§ **What the task requires**
Return exactly, please, the lines that run from the line with "Rebuild this chart" to the line with "0.8, 0.9, 1];", ends included, and omit all pictures.

=== Available data ===

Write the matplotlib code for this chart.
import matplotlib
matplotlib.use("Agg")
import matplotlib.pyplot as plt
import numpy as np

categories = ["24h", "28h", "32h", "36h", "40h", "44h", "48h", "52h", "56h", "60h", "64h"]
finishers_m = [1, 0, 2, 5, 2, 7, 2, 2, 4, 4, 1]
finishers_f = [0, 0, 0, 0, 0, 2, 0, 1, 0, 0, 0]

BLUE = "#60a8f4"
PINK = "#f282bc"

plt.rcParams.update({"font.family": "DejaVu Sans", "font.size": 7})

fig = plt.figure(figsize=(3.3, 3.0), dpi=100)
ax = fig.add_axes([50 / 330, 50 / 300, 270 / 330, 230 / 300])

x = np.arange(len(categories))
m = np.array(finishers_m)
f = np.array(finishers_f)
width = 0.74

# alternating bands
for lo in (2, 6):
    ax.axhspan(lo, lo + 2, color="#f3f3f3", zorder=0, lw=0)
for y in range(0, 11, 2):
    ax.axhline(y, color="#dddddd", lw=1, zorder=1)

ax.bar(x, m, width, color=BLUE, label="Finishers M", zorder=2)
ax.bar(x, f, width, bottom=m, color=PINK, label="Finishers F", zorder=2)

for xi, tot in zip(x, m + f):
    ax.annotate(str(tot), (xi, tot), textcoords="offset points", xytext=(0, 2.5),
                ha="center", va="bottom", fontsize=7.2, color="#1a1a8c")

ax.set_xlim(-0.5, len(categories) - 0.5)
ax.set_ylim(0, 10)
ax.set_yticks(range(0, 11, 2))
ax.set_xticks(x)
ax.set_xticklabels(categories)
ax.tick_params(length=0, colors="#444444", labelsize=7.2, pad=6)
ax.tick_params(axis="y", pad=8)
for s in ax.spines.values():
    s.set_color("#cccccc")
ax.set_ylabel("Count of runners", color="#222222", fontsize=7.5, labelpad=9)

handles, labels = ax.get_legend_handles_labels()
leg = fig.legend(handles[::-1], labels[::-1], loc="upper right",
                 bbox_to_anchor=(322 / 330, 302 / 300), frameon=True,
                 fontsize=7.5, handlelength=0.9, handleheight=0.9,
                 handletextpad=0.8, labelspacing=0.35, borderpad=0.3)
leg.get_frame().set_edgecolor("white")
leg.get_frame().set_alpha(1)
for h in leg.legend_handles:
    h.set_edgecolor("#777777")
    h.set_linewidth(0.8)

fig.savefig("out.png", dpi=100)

===
=== Available data ===

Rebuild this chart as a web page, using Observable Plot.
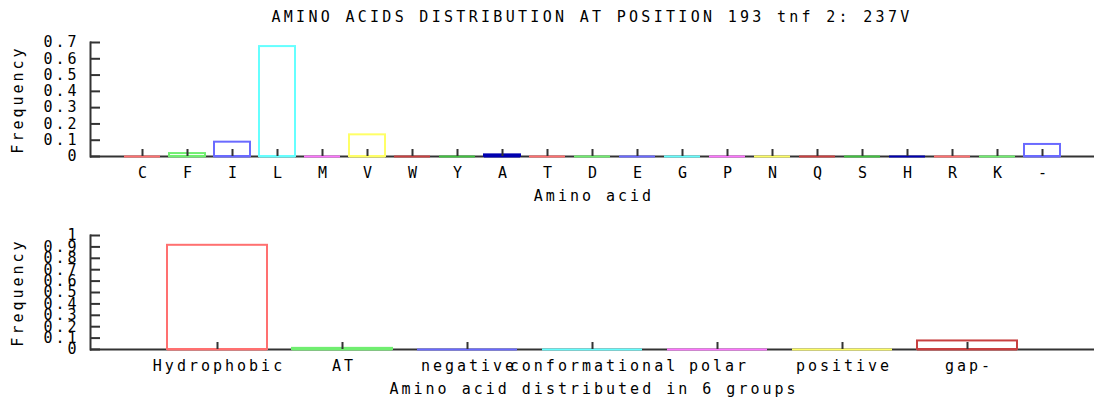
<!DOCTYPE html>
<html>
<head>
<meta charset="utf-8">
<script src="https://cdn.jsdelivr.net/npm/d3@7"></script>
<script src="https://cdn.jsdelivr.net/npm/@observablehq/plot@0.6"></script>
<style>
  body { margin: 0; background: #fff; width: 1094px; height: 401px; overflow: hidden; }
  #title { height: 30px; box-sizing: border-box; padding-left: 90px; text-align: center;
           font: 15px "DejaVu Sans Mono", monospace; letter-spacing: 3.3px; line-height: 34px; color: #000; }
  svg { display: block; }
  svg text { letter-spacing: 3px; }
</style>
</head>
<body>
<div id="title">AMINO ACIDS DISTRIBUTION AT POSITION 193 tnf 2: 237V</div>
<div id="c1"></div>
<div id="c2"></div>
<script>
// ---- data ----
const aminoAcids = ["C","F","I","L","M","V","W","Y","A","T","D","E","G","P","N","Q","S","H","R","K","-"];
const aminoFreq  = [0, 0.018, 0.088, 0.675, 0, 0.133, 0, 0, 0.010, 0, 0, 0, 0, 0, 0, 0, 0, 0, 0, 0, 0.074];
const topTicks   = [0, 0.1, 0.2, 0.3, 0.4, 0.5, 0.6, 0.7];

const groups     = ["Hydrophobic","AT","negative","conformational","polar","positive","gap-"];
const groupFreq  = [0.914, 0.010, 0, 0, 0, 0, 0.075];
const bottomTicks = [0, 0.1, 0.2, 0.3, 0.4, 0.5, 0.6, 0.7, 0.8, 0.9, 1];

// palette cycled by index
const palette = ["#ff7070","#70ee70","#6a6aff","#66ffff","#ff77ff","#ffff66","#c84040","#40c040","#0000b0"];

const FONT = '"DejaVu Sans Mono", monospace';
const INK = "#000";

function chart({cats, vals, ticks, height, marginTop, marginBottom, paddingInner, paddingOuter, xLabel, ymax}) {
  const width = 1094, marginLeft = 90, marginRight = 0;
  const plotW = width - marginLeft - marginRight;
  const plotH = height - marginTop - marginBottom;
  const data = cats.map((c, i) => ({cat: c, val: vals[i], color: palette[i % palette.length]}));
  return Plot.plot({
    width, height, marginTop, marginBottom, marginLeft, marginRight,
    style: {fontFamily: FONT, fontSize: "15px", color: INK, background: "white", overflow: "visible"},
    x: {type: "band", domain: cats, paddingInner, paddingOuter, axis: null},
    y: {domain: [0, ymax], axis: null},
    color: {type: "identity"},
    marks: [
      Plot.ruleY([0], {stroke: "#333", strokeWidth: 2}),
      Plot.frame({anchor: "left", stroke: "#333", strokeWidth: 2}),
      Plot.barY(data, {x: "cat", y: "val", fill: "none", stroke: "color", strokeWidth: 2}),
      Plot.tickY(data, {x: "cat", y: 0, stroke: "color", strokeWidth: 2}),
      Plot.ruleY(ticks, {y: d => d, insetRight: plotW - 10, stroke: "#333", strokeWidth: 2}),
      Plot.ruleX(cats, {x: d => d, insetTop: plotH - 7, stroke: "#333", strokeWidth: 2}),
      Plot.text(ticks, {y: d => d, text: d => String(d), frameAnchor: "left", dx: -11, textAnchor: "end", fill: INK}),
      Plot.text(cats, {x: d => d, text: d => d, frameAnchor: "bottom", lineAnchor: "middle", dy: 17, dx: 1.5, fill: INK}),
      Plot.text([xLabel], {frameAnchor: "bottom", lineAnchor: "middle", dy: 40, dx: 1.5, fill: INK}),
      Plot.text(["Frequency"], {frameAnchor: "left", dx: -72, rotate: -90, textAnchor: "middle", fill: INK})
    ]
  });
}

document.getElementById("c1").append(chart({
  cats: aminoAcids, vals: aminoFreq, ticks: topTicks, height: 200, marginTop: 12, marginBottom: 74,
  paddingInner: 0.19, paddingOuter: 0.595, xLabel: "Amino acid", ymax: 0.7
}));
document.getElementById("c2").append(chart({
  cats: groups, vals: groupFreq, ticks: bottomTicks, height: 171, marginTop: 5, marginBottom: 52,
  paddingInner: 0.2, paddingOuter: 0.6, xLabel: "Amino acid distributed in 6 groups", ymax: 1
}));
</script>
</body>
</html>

===
=== Available data ===

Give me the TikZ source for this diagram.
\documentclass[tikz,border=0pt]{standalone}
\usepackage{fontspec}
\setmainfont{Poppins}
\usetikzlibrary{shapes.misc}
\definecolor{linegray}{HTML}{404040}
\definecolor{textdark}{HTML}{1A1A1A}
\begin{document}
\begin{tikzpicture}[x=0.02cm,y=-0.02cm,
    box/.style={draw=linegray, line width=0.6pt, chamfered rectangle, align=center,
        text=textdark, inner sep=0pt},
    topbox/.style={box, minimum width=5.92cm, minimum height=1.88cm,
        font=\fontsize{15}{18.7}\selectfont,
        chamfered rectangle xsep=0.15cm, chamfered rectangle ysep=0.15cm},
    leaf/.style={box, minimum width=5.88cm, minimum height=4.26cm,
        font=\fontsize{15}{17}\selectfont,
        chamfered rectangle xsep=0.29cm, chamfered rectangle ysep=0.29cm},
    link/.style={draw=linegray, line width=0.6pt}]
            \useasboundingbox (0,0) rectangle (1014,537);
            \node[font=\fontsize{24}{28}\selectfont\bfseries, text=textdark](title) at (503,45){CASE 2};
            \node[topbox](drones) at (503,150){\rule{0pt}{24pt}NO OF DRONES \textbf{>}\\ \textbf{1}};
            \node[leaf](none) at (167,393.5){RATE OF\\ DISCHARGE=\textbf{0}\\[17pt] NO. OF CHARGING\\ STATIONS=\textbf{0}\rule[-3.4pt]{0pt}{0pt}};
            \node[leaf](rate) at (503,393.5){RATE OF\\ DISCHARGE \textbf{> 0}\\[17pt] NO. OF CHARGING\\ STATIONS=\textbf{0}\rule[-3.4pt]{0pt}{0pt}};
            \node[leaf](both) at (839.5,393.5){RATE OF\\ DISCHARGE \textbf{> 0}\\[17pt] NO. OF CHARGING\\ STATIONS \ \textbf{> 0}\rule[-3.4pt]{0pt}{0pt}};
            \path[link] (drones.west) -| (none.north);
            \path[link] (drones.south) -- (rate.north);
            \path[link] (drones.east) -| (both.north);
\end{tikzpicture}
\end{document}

===

§ **Response to this task**
Rebuild this chart as a web page, using Observable Plot.
<!DOCTYPE html>
<html>
<head>
<meta charset="utf-8">
<script src="https://cdn.jsdelivr.net/npm/d3@7"></script>
<script src="https://cdn.jsdelivr.net/npm/@observablehq/plot@0.6"></script>
<style>
  body { margin: 0; background: #fff; width: 1094px; height: 401px; overflow: hidden; }
  #title { height: 30px; box-sizing: border-box; padding-left: 90px; text-align: center;
           font: 15px "DejaVu Sans Mono", monospace; letter-spacing: 3.3px; line-height: 34px; color: #000; }
  svg { display: block; }
  svg text { letter-spacing: 3px; }
</style>
</head>
<body>
<div id="title">AMINO ACIDS DISTRIBUTION AT POSITION 193 tnf 2: 237V</div>
<div id="c1"></div>
<div id="c2"></div>
<script>
// ---- data ----
const aminoAcids = ["C","F","I","L","M","V","W","Y","A","T","D","E","G","P","N","Q","S","H","R","K","-"];
const aminoFreq  = [0, 0.018, 0.088, 0.675, 0, 0.133, 0, 0, 0.010, 0, 0, 0, 0, 0, 0, 0, 0, 0, 0, 0, 0.074];
const topTicks   = [0, 0.1, 0.2, 0.3, 0.4, 0.5, 0.6, 0.7];

const groups     = ["Hydrophobic","AT","negative","conformational","polar","positive","gap-"];
const groupFreq  = [0.914, 0.010, 0, 0, 0, 0, 0.075];
const bottomTicks = [0, 0.1, 0.2, 0.3, 0.4, 0.5, 0.6, 0.7, 0.8, 0.9, 1];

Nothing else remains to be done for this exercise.